_Requirements_:
Write the data out again, character for character, with no images.
/---
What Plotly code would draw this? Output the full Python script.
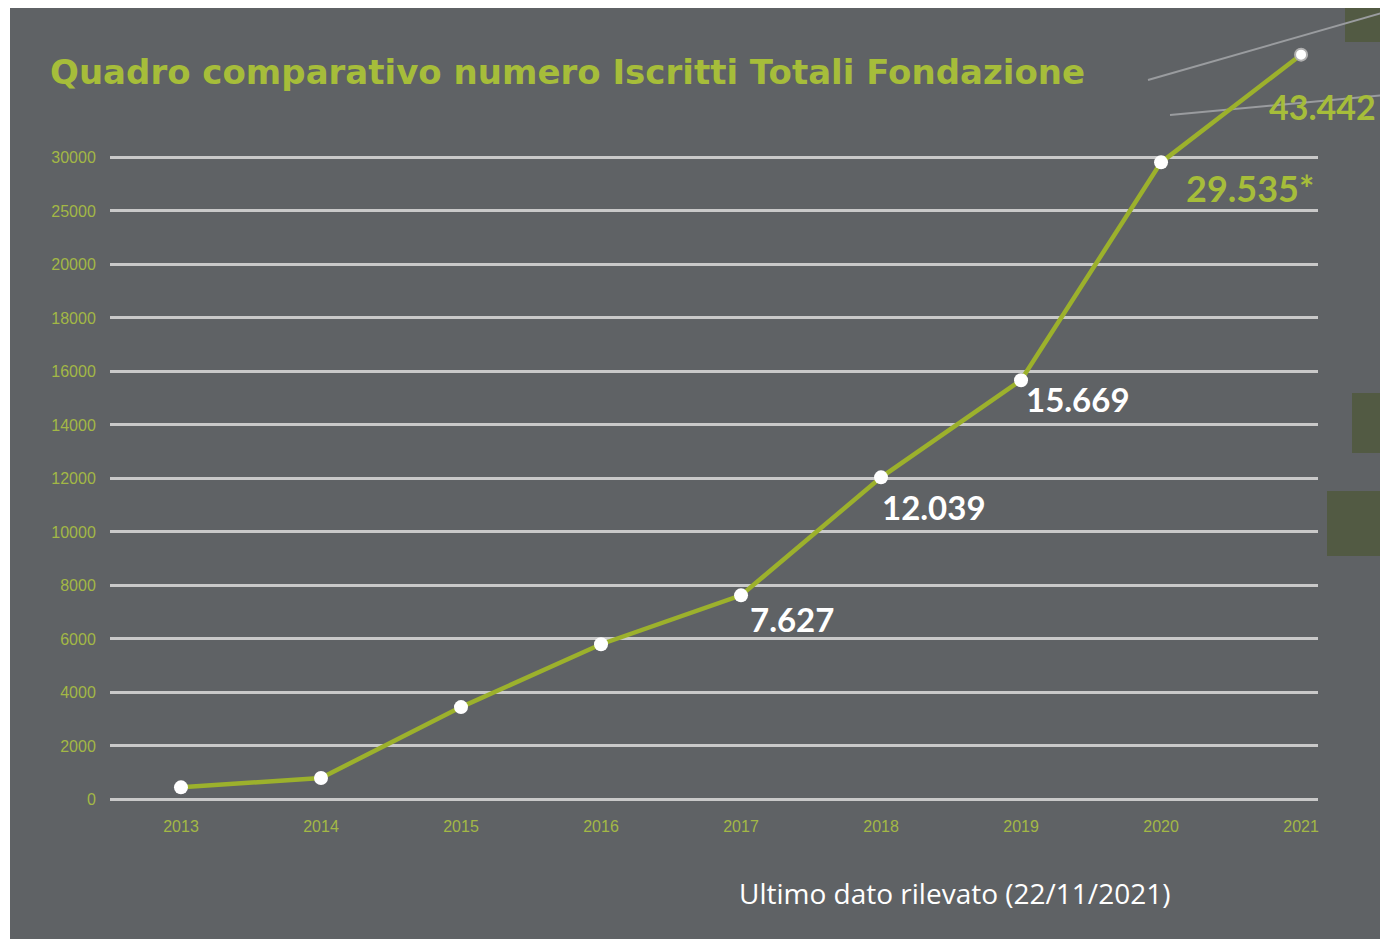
import plotly.graph_objects as go
import numpy as np

# ---- data ----
years = [2013, 2014, 2015, 2016, 2017, 2018, 2019, 2020, 2021]
iscritti = [450, 800, 3450, 5800, 7627, 12039, 15669, 29535, 43442]
labels = ["", "", "", "", "7.627", "12.039", "15.669", "29.535*", "43.442"]
tick_values = [0, 2000, 4000, 6000, 8000, 10000, 12000, 14000, 16000, 18000, 20000, 25000, 30000]
tick_labels = [str(v) for v in tick_values]
x_tick_labels = [str(y) for y in years]

# ---- non-linear display scale of the original graphic ----
scale_vals = tick_values + [44000]
scale_pos = list(range(len(tick_values))) + [14]
def ypos(v):
    return float(np.interp(v, scale_vals, scale_pos))

W, H = 1380, 939
ML, MT = 110, 20
PR, PB = 1318, 801
MR, MB = W - PR, H - PB
PW, PH = PR - ML, PB - MT
STEP = 53.5
def px(x):
    return (x - ML) / PW
def py(y):
    return (PB - y) / PH

BG = "#5f6265"
GREEN = "#a6bd3a"
LINE = "#9cb12c"
TICKG = "#a3b845"

fig = go.Figure()
fig.add_trace(go.Scatter(
    x=years, y=[ypos(v) for v in iscritti], mode="lines+markers",
    line=dict(color=LINE, width=4.5),
    marker=dict(color="#ffffff", size=[14]*8 + [12], opacity=1,
                line=dict(color=["#ffffff"]*8 + ["#b0b0b0"], width=[0]*8 + [2])),
    cliponaxis=False, hoverinfo="skip", showlegend=False))

# value labels
lab_style = {  # dx, dy, color, size
    "7.627": (51, 24, "white", 33),
    "12.039": (53, 30, "white", 33),
    "15.669": (57, 19, "white", 33),
    "29.535*": (89, 26, GREEN, 36),
    "43.442": (21, 52, GREEN, 34),
}
for yr, v, t in zip(years, iscritti, labels):
    if not t:
        continue
    dx, dy, c, s = lab_style[t]
    fig.add_annotation(x=yr, y=ypos(v), text=t, showarrow=False,
                       xshift=dx, yshift=-dy, xanchor="center", yanchor="middle",
                       font=dict(family="Lato", size=s, color=c, weight="bold"))

shapes = []
# background panel with white left/top strips
shapes.append(dict(type="rect", xref="paper", yref="paper", x0=px(10), x1=px(1400),
                   y0=py(960), y1=py(8), fillcolor=BG, line=dict(width=0), layer="below"))
# decorative artefacts at right edge
for (x0, y0, x1, y1) in [(1345, 8, 1400, 42), (1352, 393, 1400, 453), (1327, 491, 1400, 556)]:
    shapes.append(dict(type="rect", xref="paper", yref="paper", x0=px(x0), x1=px(x1),
                       y0=py(y1), y1=py(y0), fillcolor="#525a43", line=dict(width=0), layer="below"))
for (x0, y0, x1, y1) in [(1148, 80, 1385, 12), (1170, 115, 1385, 95)]:
    shapes.append(dict(type="line", xref="paper", yref="paper", x0=px(x0), x1=px(x1),
                       y0=py(y0), y1=py(y1), line=dict(color="#9a9c9f", width=2), layer="below"))
fig.update_layout(shapes=shapes)

fig.add_annotation(xref="paper", yref="paper", x=px(48), y=py(72), xanchor="left", yanchor="middle",
                   text="Quadro comparativo numero Iscritti Totali Fondazione", showarrow=False,
                   font=dict(family="DejaVu Sans", size=34, color=GREEN, weight="bold"))
fig.add_annotation(xref="paper", yref="paper", x=px(954), y=py(893), xanchor="center", yanchor="middle",
                   text="Ultimo dato rilevato (22/11/2021)", showarrow=False,
                   font=dict(family="Open Sans", size=28, color="white"))

fig.update_layout(
    width=W, height=H,
    margin=dict(l=ML, r=MR, t=MT, b=MB),
    paper_bgcolor="white", plot_bgcolor="rgba(0,0,0,0)",
    xaxis=dict(range=[2012.493, 2021.121], tickvals=years, ticktext=x_tick_labels,
               showgrid=False, zeroline=False, showline=False,
               ticks="outside", ticklen=11, tickcolor="rgba(0,0,0,0)",
               tickfont=dict(family="Liberation Sans", size=16, color=TICKG)),
    yaxis=dict(range=[-0.03, PH / STEP - 0.03], tickvals=[ypos(v) for v in tick_values], ticktext=tick_labels,
               showgrid=True, gridcolor="#c9c9c9", gridwidth=2.5, zeroline=False, showline=False,
               ticks="outside", ticklen=10, tickcolor="rgba(0,0,0,0)",
               tickfont=dict(family="Liberation Sans", size=16, color=TICKG)),
)

fig.write_html("out.html", config={"displayModeBar": False},
               post_script="document.body.style.margin='0';document.body.style.overflow='hidden';")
\---
_Full answer_:
What Plotly code would draw this? Output the full Python script.
import plotly.graph_objects as go
import numpy as np

# ---- data ----
years = [2013, 2014, 2015, 2016, 2017, 2018, 2019, 2020, 2021]
iscritti = [450, 800, 3450, 5800, 7627, 12039, 15669, 29535, 43442]
labels = ["", "", "", "", "7.627", "12.039", "15.669", "29.535*", "43.442"]
tick_values = [0, 2000, 4000, 6000, 8000, 10000, 12000, 14000, 16000, 18000, 20000, 25000, 30000]
tick_labels = [str(v) for v in tick_values]
x_tick_labels = [str(y) for y in years]

# ---- non-linear display scale of the original graphic ----
scale_vals = tick_values + [44000]
scale_pos = list(range(len(tick_values))) + [14]
def ypos(v):
    return float(np.interp(v, scale_vals, scale_pos))

W, H = 1380, 939
ML, MT = 110, 20
PR, PB = 1318, 801
MR, MB = W - PR, H - PB
PW, PH = PR - ML, PB - MT
STEP = 53.5
def px(x):
    return (x - ML) / PW
def py(y):
    return (PB - y) / PH

BG = "#5f6265"
GREEN = "#a6bd3a"
LINE = "#9cb12c"
TICKG = "#a3b845"

fig = go.Figure()
fig.add_trace(go.Scatter(
    x=years, y=[ypos(v) for v in iscritti], mode="lines+markers",
    line=dict(color=LINE, width=4.5),
    marker=dict(color="#ffffff", size=[14]*8 + [12], opacity=1,
                line=dict(color=["#ffffff"]*8 + ["#b0b0b0"], width=[0]*8 + [2])),
    cliponaxis=False, hoverinfo="skip", showlegend=False))

# value labels
lab_style = {  # dx, dy, color, size
    "7.627": (51, 24, "white", 33),
    "12.039": (53, 30, "white", 33),
    "15.669": (57, 19, "white", 33),
    "29.535*": (89, 26, GREEN, 36),
    "43.442": (21, 52, GREEN, 34),
}
for yr, v, t in zip(years, iscritti, labels):
    if not t:
        continue
    dx, dy, c, s = lab_style[t]
    fig.add_annotation(x=yr, y=ypos(v), text=t, showarrow=False,
                       xshift=dx, yshift=-dy, xanchor="center", yanchor="middle",
                       font=dict(family="Lato", size=s, color=c, weight="bold"))

shapes = []
# background panel with white left/top strips
shapes.append(dict(type="rect", xref="paper", yref="paper", x0=px(10), x1=px(1400),
                   y0=py(960), y1=py(8), fillcolor=BG, line=dict(width=0), layer="below"))
# decorative artefacts at right edge
for (x0, y0, x1, y1) in [(1345, 8, 1400, 42), (1352, 393, 1400, 453), (1327, 491, 1400, 556)]:
    shapes.append(dict(type="rect", xref="paper", yref="paper", x0=px(x0), x1=px(x1),
                       y0=py(y1), y1=py(y0), fillcolor="#525a43", line=dict(width=0), layer="below"))
for (x0, y0, x1, y1) in [(1148, 80, 1385, 12), (1170, 115, 1385, 95)]:
    shapes.append(dict(type="line", xref="paper", yref="paper", x0=px(x0), x1=px(x1),
                       y0=py(y0), y1=py(y1), line=dict(color="#9a9c9f", width=2), layer="below"))
fig.update_layout(shapes=shapes)

fig.add_annotation(xref="paper", yref="paper", x=px(48), y=py(72), xanchor="left", yanchor="middle",
                   text="Quadro comparativo numero Iscritti Totali Fondazione", showarrow=False,
                   font=dict(family="DejaVu Sans", size=34, color=GREEN, weight="bold"))
fig.add_annotation(xref="paper", yref="paper", x=px(954), y=py(893), xanchor="center", yanchor="middle",
                   text="Ultimo dato rilevato (22/11/2021)", showarrow=False,
                   font=dict(family="Open Sans", size=28, color="white"))

fig.update_layout(
    width=W, height=H,
    margin=dict(l=ML, r=MR, t=MT, b=MB),
    paper_bgcolor="white", plot_bgcolor="rgba(0,0,0,0)",
    xaxis=dict(range=[2012.493, 2021.121], tickvals=years, ticktext=x_tick_labels,
               showgrid=False, zeroline=False, showline=False,
               ticks="outside", ticklen=11, tickcolor="rgba(0,0,0,0)",
               tickfont=dict(family="Liberation Sans", size=16, color=TICKG)),
    yaxis=dict(range=[-0.03, PH / STEP - 0.03], tickvals=[ypos(v) for v in tick_values], ticktext=tick_labels,
               showgrid=True, gridcolor="#c9c9c9", gridwidth=2.5, zeroline=False, showline=False,
               ticks="outside", ticklen=10, tickcolor="rgba(0,0,0,0)",
               tickfont=dict(family="Liberation Sans", size=16, color=TICKG)),
)

fig.write_html("out.html", config={"displayModeBar": False},
               post_script="document.body.style.margin='0';document.body.style.overflow='hidden';")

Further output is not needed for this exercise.